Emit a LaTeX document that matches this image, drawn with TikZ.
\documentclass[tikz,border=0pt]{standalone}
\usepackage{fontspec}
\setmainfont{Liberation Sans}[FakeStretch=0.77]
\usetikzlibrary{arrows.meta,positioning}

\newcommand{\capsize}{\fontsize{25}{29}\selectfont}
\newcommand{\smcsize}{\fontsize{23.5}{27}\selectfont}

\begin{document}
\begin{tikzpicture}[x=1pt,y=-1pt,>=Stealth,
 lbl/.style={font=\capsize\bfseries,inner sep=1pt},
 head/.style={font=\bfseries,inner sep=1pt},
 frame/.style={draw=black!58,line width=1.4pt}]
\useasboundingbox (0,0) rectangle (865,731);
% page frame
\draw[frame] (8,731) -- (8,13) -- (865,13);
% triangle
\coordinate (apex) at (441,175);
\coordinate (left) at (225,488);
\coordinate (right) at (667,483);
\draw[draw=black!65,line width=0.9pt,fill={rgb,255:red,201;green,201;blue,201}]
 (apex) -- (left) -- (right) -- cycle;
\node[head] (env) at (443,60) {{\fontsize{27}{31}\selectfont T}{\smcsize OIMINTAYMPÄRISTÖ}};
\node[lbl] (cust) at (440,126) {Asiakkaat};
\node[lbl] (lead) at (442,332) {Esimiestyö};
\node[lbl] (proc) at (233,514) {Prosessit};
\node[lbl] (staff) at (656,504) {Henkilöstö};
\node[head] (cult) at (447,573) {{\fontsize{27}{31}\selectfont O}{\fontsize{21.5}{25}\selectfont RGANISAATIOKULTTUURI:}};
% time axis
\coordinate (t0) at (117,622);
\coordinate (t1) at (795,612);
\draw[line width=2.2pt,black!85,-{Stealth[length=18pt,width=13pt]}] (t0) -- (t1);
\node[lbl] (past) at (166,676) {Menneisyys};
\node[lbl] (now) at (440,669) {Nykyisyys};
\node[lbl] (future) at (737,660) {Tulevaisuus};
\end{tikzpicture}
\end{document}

# [Directive]
Retype all of the data shown above, word for word.

# [Solution to the problem]
Emit a LaTeX document that matches this image, drawn with TikZ.
\documentclass[tikz,border=0pt]{standalone}
\usepackage{fontspec}
\setmainfont{Liberation Sans}[FakeStretch=0.77]
\usetikzlibrary{arrows.meta,positioning}

\newcommand{\capsize}{\fontsize{25}{29}\selectfont}
\newcommand{\smcsize}{\fontsize{23.5}{27}\selectfont}

\begin{document}
\begin{tikzpicture}[x=1pt,y=-1pt,>=Stealth,
 lbl/.style={font=\capsize\bfseries,inner sep=1pt},
 head/.style={font=\bfseries,inner sep=1pt},
 frame/.style={draw=black!58,line width=1.4pt}]
\useasboundingbox (0,0) rectangle (865,731);
% page frame
\draw[frame] (8,731) -- (8,13) -- (865,13);
% triangle
\coordinate (apex) at (441,175);
\coordinate (left) at (225,488);
\coordinate (right) at (667,483);
\draw[draw=black!65,line width=0.9pt,fill={rgb,255:red,201;green,201;blue,201}]
 (apex) -- (left) -- (right) -- cycle;
\node[head] (env) at (443,60) {{\fontsize{27}{31}\selectfont T}{\smcsize OIMINTAYMPÄRISTÖ}};
\node[lbl] (cust) at (440,126) {Asiakkaat};
\node[lbl] (lead) at (442,332) {Esimiestyö};
\node[lbl] (proc) at (233,514) {Prosessit};
\node[lbl] (staff) at (656,504) {Henkilöstö};
\node[head] (cult) at (447,573) {{\fontsize{27}{31}\selectfont O}{\fontsize{21.5}{25}\selectfont RGANISAATIOKULTTUURI:}};
% time axis
\coordinate (t0) at (117,622);
\coordinate (t1) at (795,612);
\draw[line width=2.2pt,black!85,-{Stealth[length=18pt,width=13pt]}] (t0) -- (t1);
\node[lbl] (past) at (166,676) {Menneisyys};
\node[lbl] (now) at (440,669) {Nykyisyys};
\node[lbl] (future) at (737,660) {Tulevaisuus};
\end{tikzpicture}
\end{document}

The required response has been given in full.